DP: Recently, you helped mount the exhibit, Philip Guston: Paintings and Drawings 1964-1978. Guston was intensely focused on drawing, what he referred to as his ‘pure drawings.’
MM: The works were chosen from illustrations as well as some of the more intimate works that reflected my parents’ lives together during this critical period in my father’s work that roughly corresponds with the entries in my mother’s journals from 1966 to 1976. The exhibition begins a little earlier to illustrate the transition from abstraction to figuration and ends late with some of his more tender depictions of their marriage, encompassing the year following my mother’s stroke in early 1977. Anders Bergstrom, the Hauser & Wirth director most associated with Guston, and I selected the works in the show and their display.
DP: Coinciding with this exhibition is the publication of the book you edited of your mother’s journals, Life with P. Journals, 1966-1976. How did this come about?

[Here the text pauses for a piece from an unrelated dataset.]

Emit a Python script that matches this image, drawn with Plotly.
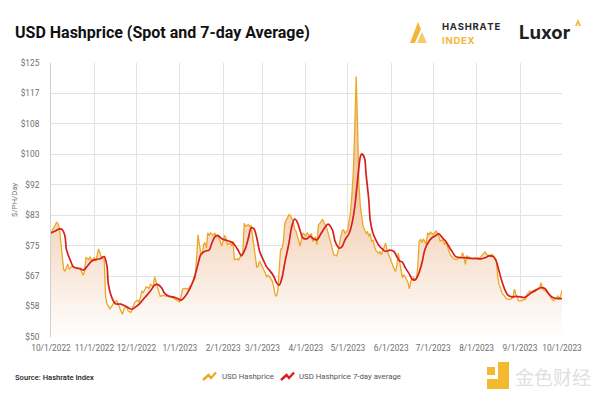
import plotly.graph_objects as go
import pandas as pd

START = "2022-10-01"

# Spot hashprice (USD / PH / day), days since 2022-10-01
spot_day = [0, 4, 5, 6, 9, 10, 11, 12, 13, 15, 17, 19, 21, 23, 24, 25, 27, 28, 29,
            31, 32, 34, 35, 36, 38, 39, 40, 41, 42, 44, 45, 47, 48, 49, 51, 52, 54, 55, 57, 59, 60,
            62, 63, 65, 66, 68, 70, 71, 73, 74, 75, 77, 78, 80, 82, 85, 87, 89,
            92, 93, 94, 96, 98, 100, 101, 103, 104, 105, 106, 107, 108, 109, 110, 111, 112, 113, 114, 116, 117, 118, 120, 121, 122,
            124, 125, 126, 128, 129, 130, 131, 133, 134, 136, 137, 138, 139, 141, 142, 143, 144, 146, 147, 148, 149, 150,
            152, 153, 154, 155, 156, 158, 159, 160, 161, 162, 163, 164, 165, 166, 167, 169, 170, 171, 173, 174, 175, 176, 178, 179, 180,
            182, 183, 185, 186, 187, 189, 190, 191, 192, 194, 195, 196, 197, 199, 201, 202, 204, 205, 207, 208, 209, 210,
            212, 213, 214, 215, 216, 217, 218, 219, 220, 221, 222, 223, 225, 226, 227, 228, 229, 230, 231, 232, 234, 235, 236, 237, 239, 240, 242,
            243, 244, 246, 247, 248, 249, 250, 251, 252, 254, 255, 256, 257, 259, 260, 261, 262, 263, 264, 265, 266, 268, 269, 270, 271,
            273, 274, 275, 277, 278, 280, 281, 282, 284, 285, 287, 288, 290, 291, 293, 294, 295, 296, 297, 299, 301, 303,
            305, 306, 308, 310, 311, 313, 315, 316, 318, 319, 320, 321, 322, 324, 325, 327, 328, 330, 331, 332, 333,
            334, 336, 337, 339, 340, 342, 343, 344, 346, 347, 349, 350, 351, 353, 354, 356, 357, 359, 360, 362, 363, 364, 365]
spot_usd = [78.5, 81.4, 81.0, 79.9, 68.5, 68.0, 69.0, 70.0, 68.5, 69.4, 69.0, 69.0, 68.5, 66.9, 68.0, 71.7, 71.2, 72.0, 70.8,
            71.7, 70.8, 74.1, 73.0, 71.7, 71.2, 61.2, 59.0, 58.5, 57.6, 58.7, 59.4, 59.9, 58.7, 58.0, 56.2, 57.6, 58.5, 57.2, 56.7, 58.7, 59.6,
            60.1, 59.4, 62.6, 62.2, 63.8, 63.3, 64.4, 63.8, 66.5, 65.3, 62.6, 61.1, 61.4, 61.2, 61.1, 60.8, 60.3,
            59.6, 61.2, 63.1, 63.3, 63.1, 64.2, 64.9, 66.2, 71.7, 78.0, 75.3, 73.1, 72.6, 75.3, 75.8, 74.4, 78.5, 77.8, 78.5, 77.8, 78.5, 77.6, 77.1, 76.2, 74.9,
            77.8, 77.1, 75.3, 75.8, 74.9, 76.2, 71.2, 71.4, 71.1, 72.2, 73.1, 81.1, 80.3, 80.8, 80.2, 80.5, 77.6, 73.1, 69.0, 69.4, 70.8, 69.9,
            68.5, 67.6, 66.5, 66.9, 66.5, 65.3, 64.0, 61.7, 61.1, 62.6, 68.5, 74.0, 74.1, 76.2, 81.2, 82.9, 83.5, 83.2, 81.7, 79.4, 79.0, 77.6, 74.9, 77.1, 78.5,
            77.6, 78.5, 77.6, 78.4, 76.1, 77.5, 75.2, 80.7, 81.1, 82.2, 81.3, 80.7, 79.8, 77.0, 74.3, 72.5, 72.2, 73.4, 77.5, 79.1, 79.3, 78.4,
            79.3, 82.0, 84.5, 89.3, 95.7, 107.6, 121.3, 107.6, 91.2, 85.7, 82.0, 80.2, 78.4, 78.9, 77.5, 78.4, 76.1, 76.6, 74.8, 73.8, 72.9, 73.4, 72.5, 73.8, 75.7, 73.8, 71.6,
            71.1, 69.7, 67.9, 69.3, 73.0, 70.5, 68.1, 66.2, 67.1, 65.8, 64.9, 63.2, 65.3, 66.2, 65.8, 65.8, 69.4, 76.2, 76.7, 75.8, 76.9, 75.3, 78.5, 78.0, 78.7,
            78.0, 78.5, 79.0, 77.6, 76.2, 76.7, 75.3, 76.2, 73.5, 72.6, 71.7, 71.4, 71.2, 71.7, 71.7, 73.1, 71.7, 69.9, 72.2, 71.7, 71.4, 71.4,
            71.7, 71.5, 72.4, 73.3, 72.6, 72.3, 72.6, 72.2, 71.2, 66.7, 64.4, 63.5, 62.1, 61.2, 60.5, 60.3, 60.3, 60.8, 63.1, 61.7, 60.8,
            59.9, 59.9, 60.2, 60.3, 61.7, 62.6, 62.0, 62.6, 63.1, 63.2, 63.5, 64.9, 63.2, 62.6, 62.1, 61.7, 60.8, 59.9, 60.3, 61.2, 60.5, 61.2, 62.8]

# 7-day average hashprice
avg_day = [0, 3, 6, 8, 10, 11, 14, 16, 19, 21, 23, 26, 29, 32, 35, 38, 40, 41, 44, 46, 50, 53, 56, 58, 60,
           63, 67, 71, 74, 76, 79, 81, 84, 87, 90, 93, 96, 99, 102, 105, 107, 110, 113, 115, 117, 119, 122,
           125, 129, 131, 134, 136, 139, 141, 143, 145, 147, 149, 152, 154, 156, 159, 161, 163, 165, 167, 170, 172, 174, 176, 178, 180,
           183, 185, 187, 190, 193, 196, 198, 201, 203, 206, 208, 210, 213, 215, 217, 219, 221, 222, 224, 225, 227, 228, 230, 232, 234, 236, 239, 242,
           245, 247, 249, 251, 253, 256, 258, 260, 262, 265, 267, 270, 272, 275, 277, 279, 282, 284, 287, 289, 293, 296, 300, 303,
           307, 310, 313, 316, 318, 320, 322, 324, 326, 329, 332, 335, 338, 340, 343, 347, 350, 353, 355, 357, 360, 363, 365]
avg_usd = [78.5, 79.0, 79.6, 79.4, 77.6, 74.0, 70.8, 69.2, 68.8, 68.7, 68.3, 69.4, 70.8, 71.2, 71.4, 72.0, 69.4, 64.4, 60.3, 59.1, 59.0, 58.5, 57.8, 57.6, 58.1,
           59.0, 60.8, 62.6, 64.2, 64.4, 63.5, 62.0, 61.2, 61.0, 60.6, 60.1, 61.2, 63.1, 65.8, 69.9, 72.6, 73.5, 73.8, 75.8, 77.4, 77.8, 76.9,
           76.5, 76.0, 75.3, 73.5, 72.2, 74.4, 77.1, 79.9, 79.6, 77.1, 73.5, 70.8, 69.2, 68.3, 66.7, 64.9, 64.2, 66.2, 70.3, 75.8, 80.3, 82.3, 81.4, 79.0, 77.1,
           76.9, 77.6, 77.0, 76.6, 78.4, 80.2, 80.9, 79.3, 76.1, 74.3, 74.8, 76.6, 78.4, 81.1, 85.7, 93.0, 99.4, 100.1, 98.9, 94.8, 87.5, 82.0, 78.4, 76.6, 75.2, 74.3, 73.4, 73.8,
           73.4, 72.0, 70.8, 70.5, 69.0, 67.2, 65.8, 65.6, 66.7, 70.3, 73.9, 76.2, 77.1, 77.8, 78.3, 77.4, 76.2, 74.9, 73.1, 72.0, 71.7, 71.7, 71.5, 71.5,
           71.4, 71.7, 72.2, 72.0, 70.8, 68.1, 65.3, 63.1, 61.6, 61.0, 61.1, 61.0, 60.8, 61.2, 62.1, 62.9, 63.5, 63.2, 62.1, 61.2, 60.6, 60.5, 60.5]

assert len(spot_day) == len(spot_usd)
assert len(avg_day) == len(avg_usd)

month_ticks = ["2022-10-01", "2022-11-01", "2022-12-01", "2023-01-01", "2023-02-01", "2023-03-01", "2023-04-01",
               "2023-05-01", "2023-06-01", "2023-07-01", "2023-08-01", "2023-09-01", "2023-10-01"]
month_labels = ["10/1/2022", "11/1/2022", "12/1/2022", "1/1/2023", "2/1/2023", "3/1/2023", "4/1/2023",
                "5/1/2023", "6/1/2023", "7/1/2023", "8/1/2023", "9/1/2023", "10/1/2023"]
y_ticks = [50, 58.333, 66.667, 75, 83.333, 91.667, 100, 108.333, 116.667, 125]
y_labels = ["$50", "$58", "$67", "$75", "$83", "$92", "$100", "$108", "$117", "$125"]
series_names = ["USD Hashprice", "USD Hashprice 7-day average"]

spot_x = pd.Timestamp(START) + pd.to_timedelta(spot_day, unit="D")
avg_x = pd.Timestamp(START) + pd.to_timedelta(avg_day, unit="D")

YELLOW = "#EBA823"
RED = "#D81E1E"
TICKFONT = "Roboto, sans-serif"

# plot area in pixels (for decorations only)
L, R, T, B = 51, 562, 63, 337
def px(X):
    return (X - L) / (R - L)
def py(Y):
    return (B - Y) / (B - T)

fig = go.Figure()
fig.add_trace(go.Scatter(
    x=spot_x, y=spot_usd, mode="lines", fill="tozeroy",
    line=dict(width=0, color="rgba(0,0,0,0)"),
    fillgradient=dict(type="vertical", start=50, stop=90,
                      colorscale=[[0, "rgba(255,255,255,1)"], [1, "#F1CBAC"]]),
    showlegend=False, hoverinfo="skip"))
fig.add_trace(go.Scatter(x=spot_x, y=spot_usd, mode="lines", name=series_names[0],
                         line=dict(color=YELLOW, width=1.3), showlegend=False))
fig.add_trace(go.Scatter(x=avg_x, y=avg_usd, mode="lines", name=series_names[1],
                         line=dict(color=RED, width=1.7, shape="spline", smoothing=0.8), showlegend=False))

grid = "#E2E2E2"
fig.update_xaxes(range=[month_ticks[0], month_ticks[-1]], tickvals=month_ticks, ticktext=month_labels,
                 tickangle=0, showgrid=True, gridcolor=grid, gridwidth=1, zeroline=False,
                 showline=False, ticks="", ticklabelstandoff=5,
                 tickfont=dict(family=TICKFONT, size=8.3, color="#6E6E6E"))
fig.update_yaxes(range=[50, 125], tickvals=y_ticks, ticktext=y_labels,
                 showgrid=True, gridcolor=grid, gridwidth=1, zeroline=False,
                 showline=True, linecolor="#CFCFCF", linewidth=1, ticks="", ticklabelstandoff=9,
                 tickfont=dict(family=TICKFONT, size=8.3, color="#6E6E6E"))

LEGFONT = dict(family=TICKFONT, size=7.8, color="#555555")
annotations = [
    dict(text="$/PH/Day", x=px(14), y=0.5, xref="paper", yref="paper", textangle=-90,
         xanchor="center", yanchor="middle",
         showarrow=False, font=dict(family=TICKFONT, size=7.8, color="#7A7A7A")),
    dict(text="Source: Hashrate Index", x=px(13), y=py(377), xref="paper", yref="paper",
         xanchor="left", yanchor="middle", showarrow=False,
         font=dict(family=TICKFONT, size=7.6, color="#222222", weight=500)),
    dict(text=series_names[0], x=px(220), y=py(376), xref="paper", yref="paper",
         xanchor="left", yanchor="middle", showarrow=False, font=LEGFONT),
    dict(text=series_names[1], x=px(297), y=py(376), xref="paper", yref="paper",
         xanchor="left", yanchor="middle", showarrow=False, font=LEGFONT),
    dict(text="H\u200aA\u200aS\u200aH\u200aR\u200aA\u200aT\u200aE", x=px(440), y=py(26), xref="paper", yref="paper",
         xanchor="left", yanchor="middle", showarrow=False,
         font=dict(family="Inter, Roboto", size=9.5, color="#2A2A2A", weight="bold")),
    dict(text="I\u200aN\u200aD\u200aE\u200aX", x=px(440), y=py(40), xref="paper", yref="paper",
         xanchor="left", yanchor="middle", showarrow=False,
         font=dict(family="Inter, Roboto", size=9.5, color="#F2B63A", weight="bold")),
    dict(text="Luxor", x=px(517), y=py(32), xref="paper", yref="paper",
         xanchor="left", yanchor="middle", showarrow=False,
         font=dict(family="Inter, Roboto", size=18.5, color="#1E1E1E", weight="bold")),
    dict(text="金色财经", x=px(513), y=py(376), xref="paper", yref="paper",
         xanchor="left", yanchor="middle", showarrow=False,
         font=dict(family="Noto Sans CJK SC", size=19, color="#E0E0E0")),
]

def path(points, close=True):
    s = "M " + " L ".join(f"{px(a)},{py(b)}" for a, b in points)
    return s + (" Z" if close else "")

shapes = [
    dict(type="path", xref="paper", yref="paper", path=path([(410, 43), (418, 22), (421, 29), (415, 43)]),
         fillcolor="#F2B63A", line=dict(width=0)),
    dict(type="path", xref="paper", yref="paper", path=path([(417, 43), (422, 32), (427, 43)]),
         fillcolor="#F6CB6A", line=dict(width=0)),
    dict(type="path", xref="paper", yref="paper", path=path([(575, 26), (578, 19), (581, 26), (579, 26), (578, 23), (577, 26)]),
         fillcolor="#F2B63A", line=dict(width=0)),
    dict(type="path", xref="paper", yref="paper", path=path([(487, 367), (495, 367), (495, 375), (487, 375)]),
         fillcolor="#F3BA2F", line=dict(width=0)),
    dict(type="path", xref="paper", yref="paper", path=path([(498, 362), (509, 362), (509, 389), (487, 389), (487, 379), (498, 379)]),
         fillcolor="#F3BA2F", line=dict(width=0)),
    # legend icons
    dict(type="path", xref="paper", yref="paper",
         path=path([(203, 380), (208.5, 375), (211, 378), (216, 372.5)], close=False),
         line=dict(color=YELLOW, width=2.4)),
    dict(type="path", xref="paper", yref="paper",
         path=path([(281, 380), (286.5, 375), (289, 378), (294, 372.5)], close=False),
         line=dict(color=RED, width=2.4)),
]

fig.update_layout(
    width=600, height=393,
    margin=dict(l=L, r=600 - R, t=T, b=393 - B),
    paper_bgcolor="white", plot_bgcolor="white",
    title=dict(text="<b>USD Hashprice (Spot and 7-day Average)</b>", x=15 / 600, xanchor="left", xref="container",
               y=1 - 32 / 393, yanchor="middle", yref="container",
               font=dict(family="Roboto, Inter", size=16, color="#111111")),
    annotations=annotations, shapes=shapes,
    showlegend=False,
)

fig.write_html("out.html", config={"displayModeBar": False},
               post_script="document.body.style.margin='0px';document.body.style.padding='0px';")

MM: I’ve always felt that my mother’s writings ought to be more widely known. I had a small press publish a volume of her poetry and other writings, Alone with the Moon. I’ve always wanted to publish her journals, but it wasn’t until the Guston Foundation staff scanned and organized her notebooks that I felt I could undertake that process. This Guston exhibition that includes some of the works reproduced in Life with P. seemed like a perfect way to launch the book.